Mr Mugisha cautioned students, parents and schools over graduates’ failure to secure jobs after education because of cheating exams has such long term effects.
Lack of self-esteem
Someone might hit certain goals because they cheated exams, but they will always lack confidence to excel without external assistance. Even though this person is employed he or she might not add value to the employer.
“Someone who excels through cheating cannot be independent in terms of reasoning or accomplishing any of their own projects. They become psychologically disoriented and feel incapacitated to do anything of their own, or if they were employed they would end up being fired for non-performance,” says Ms Ketrah Buringa, a retired secondary school teacher.
Non competitive country
Mr Dennis Akwar, the Uneb principal examinations officer, noted that cheating does not only affect the student’s future but even the country.

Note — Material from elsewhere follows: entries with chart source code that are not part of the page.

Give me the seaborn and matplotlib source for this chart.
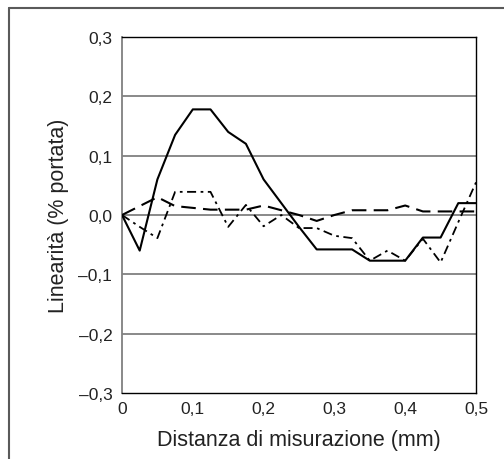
import numpy as np
import pandas as pd
import seaborn as sns
import matplotlib.pyplot as plt
from matplotlib.lines import Line2D
from matplotlib.ticker import FixedLocator, FuncFormatter

# distanza di misurazione (mm)
distanza = [0.0, 0.025, 0.05, 0.075, 0.1, 0.125, 0.15, 0.175, 0.2, 0.225, 0.25,
            0.275, 0.3, 0.325, 0.35, 0.375, 0.4, 0.425, 0.45, 0.475, 0.5]

# linearità (% portata), tre curve
serie_continua = [0.0, -0.06, 0.06, 0.135, 0.178, 0.178, 0.14, 0.12, 0.06, 0.02, -0.02,
                  -0.058, -0.058, -0.058, -0.077, -0.077, -0.077, -0.038, -0.038, 0.02, 0.02]
serie_tratteggio = [0.0, 0.015, 0.03, 0.015, 0.012, 0.009, 0.009, 0.009, 0.016, 0.008, 0.0,
                    -0.01, 0.0, 0.008, 0.008, 0.008, 0.016, 0.006, 0.006, 0.006, 0.006]
serie_puntotratto = [0.0, -0.02, -0.039, 0.039, 0.039, 0.039, -0.02, 0.017, -0.019, 0.0, -0.022,
                     -0.022, -0.035, -0.039, -0.077, -0.06, -0.077, -0.04, -0.08, -0.012, 0.055]

y_ticks = [-0.3, -0.2, -0.1, 0.0, 0.1, 0.2, 0.3]
x_ticks = [0.0, 0.1, 0.2, 0.3, 0.4, 0.5]

sns.set_style("white")
plt.rcParams['font.family'] = ['Liberation Sans', 'DejaVu Sans']

fig = plt.figure(figsize = (5.04, 4.6), dpi = 100)
ax = fig.add_axes([122 / 504, 66 / 460, 354 / 504, 356 / 460])

df = pd.DataFrame({"x": distanza, "continua": serie_continua,
                   "tratteggio": serie_tratteggio, "puntotratto": serie_puntotratto})

for y in y_ticks[1:-1]:
    ax.axhline(y, color = "#808080", lw = 1.3, zorder = 1)

sns.lineplot(data = df, x = "x", y = "continua", ax = ax, color = "black", lw = 1.5, zorder = 3)
sns.lineplot(data = df, x = "x", y = "tratteggio", ax = ax, color = "black", lw = 1.5,
             zorder = 3).lines[-1].set_dashes([7, 3.5])
sns.lineplot(data = df, x = "x", y = "puntotratto", ax = ax, color = "black", lw = 1.3,
             zorder = 3).lines[-1].set_dashes([5, 2.5, 1.5, 2.5])

def etichetta(v, p):
    return f"{v:.1f}".replace(".", ",").replace("-", "\u2013")

ax.set_xlim(0, 0.5)
ax.set_ylim(-0.3, 0.3)
ax.yaxis.set_major_locator(FixedLocator(y_ticks))
ax.xaxis.set_major_locator(FixedLocator(x_ticks))
ax.xaxis.set_major_formatter(FuncFormatter(lambda v, p: "0" if abs(v) < 1e-9 else etichetta(v, p)))
ax.yaxis.set_major_formatter(FuncFormatter(etichetta))
ax.tick_params(axis = "y", length = 0, labelsize = 12.5, pad = 7, labelcolor = "#222222")
ax.tick_params(axis = "x", direction = "in", length = 4, width = 0.8, labelsize = 12.5, pad = 6,
               labelcolor = "#222222")
ax.set_xlabel("Distanza di misurazione (mm)", fontsize = 15.5, labelpad = 9, color = "#222222")
ax.set_ylabel("Linearità (% portata)", fontsize = 15.5, labelpad = 7, color = "#222222")

for side in ["top", "right", "bottom"]:
    ax.spines[side].set_color("black")
    ax.spines[side].set_linewidth(1.0)
ax.spines["left"].set_color("#808080")
ax.spines["left"].set_linewidth(1.3)

# cornice esterna
fig.add_artist(Line2D([9 / 504, 1], [1 - 9 / 460, 1 - 9 / 460], transform = fig.transFigure,
                      color = "#5a5a5a", lw = 1.5))
fig.add_artist(Line2D([9 / 504, 9 / 504], [0, 1 - 9 / 460], transform = fig.transFigure,
                      color = "#5a5a5a", lw = 1.5))

fig.savefig("out.png", dpi = 100)
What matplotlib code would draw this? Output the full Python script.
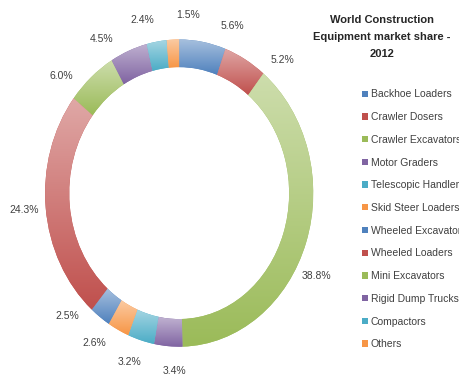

“Uganda, as a country we are competing in the world of job market, if our graduates are lacking, then they will not be absorbed. You find a graduate from a reputable university with qualifications which do not reflect his or her performance. We must join hands to fight exam malpractice in this country, ”Mr Akwar while making an appeal during the recent training of examination supervisors, invigilators, head teachers and security personnel from Rwampara and Mbarara districts and Mbarara City against exam malpractices.
The Uneb Act 2021 came as a relief against cheating of exams with tougher penalties for example, anyone found leaking examination papers faces either 10 years in prison or pay a fine of Shs 40 million. Also any person including teachers, invigilators, scouts or any other persons who assist candidates to cheat exams is liable to a Shs20 million fine or five years imprisonment or both.
But some stakeholders have come out with preventive measures in their schools, for example, in Church of Uganda schools in Ankole Diocese there is tracking of student’s performance at different levels.
“We started tracking our student’s performance from primary to secondary and higher institutions. If the performance record is drastic at these levels, we have to find what could have been the problem, including interrogating school managers of the possibility of having cheated exams for these students,” said Bishop Mwesigwa.
He said such interventions have helped them check the vice.
Ms Buringa proposed blacklisting some schools suspected of cheating can be another option to stop the vice.
“When I was still teaching, we used to admit pupils and students of high grades from prominent schools but these ended up with very poor grades and even discontinuing some of them. This automatically tells you that these were cheated for and blacklisting admission of students from such schools can also be another option to curb cheating,” Ms Buringa advised.